José María Esteban

Destinos libertinos

Hoy la ola supera de nuevo los bellos acantilados de almagras y de piedra ostionera

Botellón en la Punta de San Felipe. L.V.

José María Esteban

Aquellos años latían más largos y pausados. El sosiego del verano era verdadero. No había tantas prisas como ahora si no era para bañarse antes de la digestión. Aquella maravillosa aldea era el ensueño anual donde cada temporada nos encontrábamos: familias, amigos y grandes aventuras ... que hicieron surcos indelebles en nuestras vidas.

Un suave y lento pueblo acostado en su ladera, mirando el mar, como una bella hurí magrebí de transparentes tules. Dibujado en simples y ordenadas arquitecturas de tonos blancos y añiles. Conseguida a través del tiempo, acumulando cubicas y blanquísimas imágenes llenas de respeto a sí mismas. Solo sobresalía la gran torre medieval y sus dos iglesias mayores, una en ruina y otra en lo alto del monte.

Cada vez que recordamos aquellos deliciosos tiempos, que ocuparon nuestra niñez, pubertad y continuaron grabando nuestras memorias, nos sentimos felices. Llegan siempre suaves y deliciosos recuerdos, llenos de vidas, travesuras y muchos ratos compartidos con la ingenua sensación del saber disfrutar, pero sin molestar.

El pueblo fue creciendo en habitantes y foráneos, Su calmada faz, su original urbanismo y sobretodo sus magníficas y amplias arenas de infinitos ocres bañadas en límpidas aguas, seducían como un bello agujero negro. Ese crecimiento fue acompañado de casas de lonas ancladas casi en la playa, después llegaron pandillas con catering incorporado. Noches interminables de ruidos sin sordina, insoportables voces a deshora, que no respetaban el descanso de los que duermen. Un ambiente que iba minando los ratos relajados. Ya no volvieron los amables sueños junto al mar.

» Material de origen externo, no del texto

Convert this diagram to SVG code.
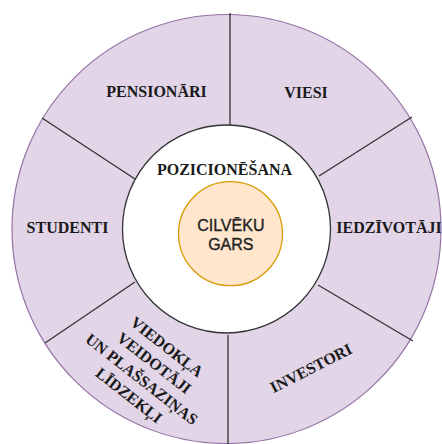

Las permisividades y los encantos de aquellos tiempos, lograron colocar el nombre de la aldea, ya casi ciudad, en el mayor hechizo de la oferta veraniegas. La multitud que llegaba de todo sitio, clase y condición por conocidos y redes, azuzó el bullicio. Bendita vino, aquello creó muchos puestos de trabajo. Pero una doble existencia y realidad turística, superó la sempiterna de los compases del campo y de la mar, haciendo de ella un lugar de enorme futuro con atenazado presente. No hubo casi ningún tipo de control, ya que ello se oponía a la imagen idílica de libertad y diversión, que era su mejor atractivo. Esa espinita nunca supo sacarse de la piel del pueblo.

Ahora, cuando el dichoso bicho sigue agarrándosenos al alma como un cruel parásito, deudor de aquellos desmanes incontrolados, campa por sus lares con mayor facilidad para el contagio. No es posible frenar los instintos en edades que todos hemos tenido. La hormona es la facultad de vida. El noble, pero escaso orden público, no pudo cortar su flujo, debiendo acotar antes los indeseados efectos. Ese pueblo debiera ser la llamada de un sitio seguro, amable, solícito y acogedor, que luche por situar el equilibrio mínimamente sostenible, entre lo que se ofrece por sedante y lo que no se debe nunca ir de las manos.

El nombre de esa aldea se lo ponen ustedes mismos, por favor. No lo diré por respeto, ya que, al mío, lo quiero con locura. Hoy la ola supera de nuevo los bellos acantilados de almagras y de piedra ostionera. Cierto dolor acude al recordar aquellos tiempos que no volverán. Como aquel artesano puente de madera con guirnaldas de bombillas, que nos llevaba sobre un rio transparente lleno de vida y buen alijo verde, desde la solidez del pueblo, hasta la suave arena y el ancho azul de la mejor playa del mundo. No deberíamos facilitar pasarelas a la pandemia, para que este u otros lugares se conviertan en destinos libertinos de molesto e irresistible contagio. Harán de las aldeas espacios infelices y vacios. Salud, cuidaros y cuidémonos mucho.